### Goal of the exercise
Copy exactly, and only, the lines below from the first through the one containing "import pandas as pd", both included; pictures are omitted.

### Dataset excerpt
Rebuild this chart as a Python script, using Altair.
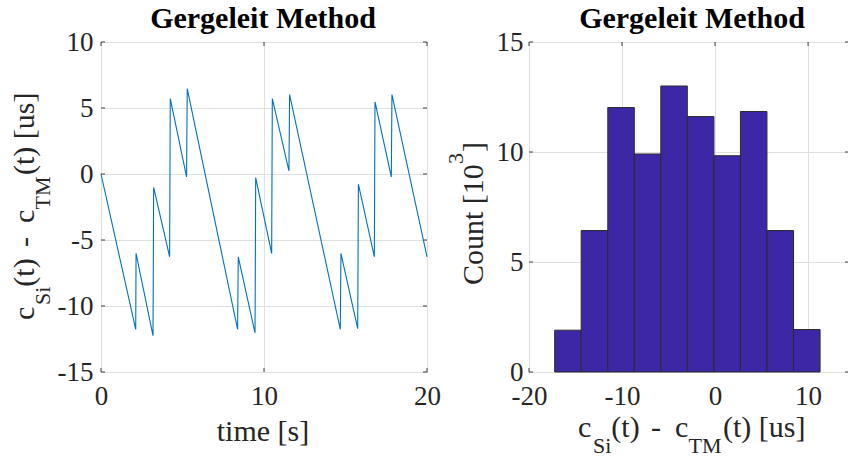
import altair as alt
import pandas as pd

# ---------------- data ----------------
time_s = [0.0, 2.13, 2.15, 3.19, 3.23, 4.21, 4.25, 5.25, 5.29, 8.38, 8.42, 9.45, 9.49,
          10.47, 10.51, 11.53, 11.57, 14.68, 14.72, 15.75, 15.79, 16.77, 16.81, 17.81,
          17.85, 20.0]
diff_us = [0.0, -11.77, -6.02, -12.25, -1.02, -6.27, 5.71, -0.22, 6.47, -11.77, -6.27,
           -12.03, -0.27, -6.02, 5.71, 0.24, 6.02, -11.77, -6.02, -11.72, -0.77, -6.27,
           5.46, -0.22, 6.02, -6.27]

bin_lo = [-17.24, -14.39, -11.53, -8.68, -5.83, -2.98, -0.12, 2.73, 5.58, 8.44]
bin_hi = [-14.39, -11.53, -8.68, -5.83, -2.98, -0.12, 2.73, 5.58, 8.44, 11.29]
count_k = [1.90, 6.43, 12.02, 9.91, 13.00, 11.61, 9.83, 11.84, 6.43, 1.93]

left_xticks = [0, 10, 20]
left_yticks = [-15, -10, -5, 0, 5, 10]
right_xticks = [-20, -10, 0, 10]
right_yticks = [0, 5, 10, 15]

title_text = "Gergeleit Method"
left_xlabel = "time [s]"
right_ylabel_main = "Count [10"
right_ylabel_sup = "3"
right_ylabel_end = "]"
diff_pieces = ["c", "Si", "(t)", "-", "c", "TM", "(t) [us]"]

# ---------------- style ----------------
FONT = "Liberation Serif"
TXT = "#262626"
AXC = "#404040"
GRID = "#e0e0e0"
LW, LH = 326, 330
RW, RH = 320, 330

line_df = pd.DataFrame({"t": time_s, "d": diff_us, "i": list(range(len(time_s)))})
hist_df = pd.DataFrame({"lo": bin_lo, "hi": bin_hi, "n": count_k})
one = pd.DataFrame({"k": [0]})


def make_axis(vals, pad):
    return alt.Axis(values=vals, title="", grid=True, gridColor=GRID, gridWidth=1,
                    ticks=False, tickSize=0, domain=False, labelFont=FONT,
                    labelFontSize=27, labelColor=TXT, labelPadding=pad,
                    labelFlush=False, labelOverlap=False,
                    labelExpr="toString(datum.value)")


def piece(txt, x, y, size=30, angle=0, weight="normal", align="left", color=TXT):
    return alt.Chart(one).mark_text(
        font=FONT, fontSize=size, fontWeight=weight, align=align,
        baseline="alphabetic", angle=angle, color=color
    ).encode(x=alt.value(x), y=alt.value(y), text=alt.value(txt))


def tick_layers(xs, ys, xvals, yvals, w, h, L=4):
    xdf = pd.DataFrame({"v": xvals})
    ydf = pd.DataFrame({"v": yvals})
    out = []
    for (a, b) in [(0, L), (w - L, w)]:
        out.append(alt.Chart(ydf).mark_rule(color=AXC, strokeWidth=1).encode(
            y=alt.Y("v:Q", scale=ys[0], axis=ys[1]), x=alt.value(a), x2=alt.value(b)))
    for (a, b) in [(h - L, h), (0, L)]:
        out.append(alt.Chart(xdf).mark_rule(color=AXC, strokeWidth=1).encode(
            x=alt.X("v:Q", scale=xs[0], axis=xs[1]), y=alt.value(a), y2=alt.value(b)))
    return out


# ---------------- left panel ----------------
lxs = alt.Scale(domain=[0, 20], nice=False)
lys = alt.Scale(domain=[-15, 10], nice=False)
lxa = make_axis(left_xticks, 11)
lya = make_axis(left_yticks, 8)

line = alt.Chart(line_df).mark_line(color="#0072BD", strokeWidth=1.1).encode(
    x=alt.X("t:Q", scale=lxs, axis=lxa),
    y=alt.Y("d:Q", scale=lys, axis=lya),
    order="i:Q",
)

# piece offsets along the text direction (c, Si, (t), -, c, TM, (t) [us])
offs = [0, 15, 33.3, 73, 97, 110.5, 145]

ly_start = 278
left_title_layers = [
    piece(title_text, 162, -14, size=30, weight="bold", align="center", color="#000000"),
    piece(left_xlabel, 162, 399, size=30, align="center"),
]
for txt, o in zip(diff_pieces, offs):
    sub = txt in ("Si", "TM")
    left_title_layers.append(
        piece(txt, -51 if sub else -67, ly_start - o, size=22 if sub else 30, angle=270))

left = alt.layer(
    *tick_layers((lxs, lxa), (lys, lya), left_xticks, left_yticks, LW, LH),
    line,
    *left_title_layers,
).properties(width=LW, height=LH)

# ---------------- right panel ----------------
rxs = alt.Scale(domain=[-20, 14.4], nice=False)
rys = alt.Scale(domain=[0, 15], nice=False)
rxa = make_axis(right_xticks, 11)
rya = make_axis(right_yticks, 6)

bars = alt.Chart(hist_df).mark_rect(fill="#3d27a6", stroke="#2b2b2b", strokeWidth=1).encode(
    x=alt.X("lo:Q", scale=rxs, axis=rxa),
    x2="hi:Q",
    y=alt.Y("n:Q", scale=rys, axis=rya),
    y2=alt.datum(0),
)

right_title_layers = [
    piece(title_text, 163, -14, size=30, weight="bold", align="center", color="#000000"),
    piece(right_ylabel_main, -46, 243, angle=270),
    piece(right_ylabel_sup, -66, 122, size=22, angle=270),
    piece(right_ylabel_end, -46, 110, angle=270),
]
rx_start = 49
for txt, o in zip(diff_pieces, offs):
    sub = txt in ("Si", "TM")
    right_title_layers.append(
        piece(txt, rx_start + o, 410.7 if sub else 394.7, size=22 if sub else 30))

right = alt.layer(
    *tick_layers((rxs, rxa), (rys, rya), right_xticks, right_yticks, RW, RH),
    bars,
    *right_title_layers,
).properties(width=RW, height=RH)

chart = alt.hconcat(left, right, spacing=102, bounds="flush").properties(
    autosize=alt.AutoSizeParams(type="none"),
    padding={"left": 101, "top": 42, "right": 747, "bottom": 422},
    background="white",
).configure_view(stroke=AXC, strokeWidth=1)

chart.save("out.html", embed_options={"renderer": "svg", "actions": False})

### Solved problem
Rebuild this chart as a Python script, using Altair.
import altair as alt
import pandas as pd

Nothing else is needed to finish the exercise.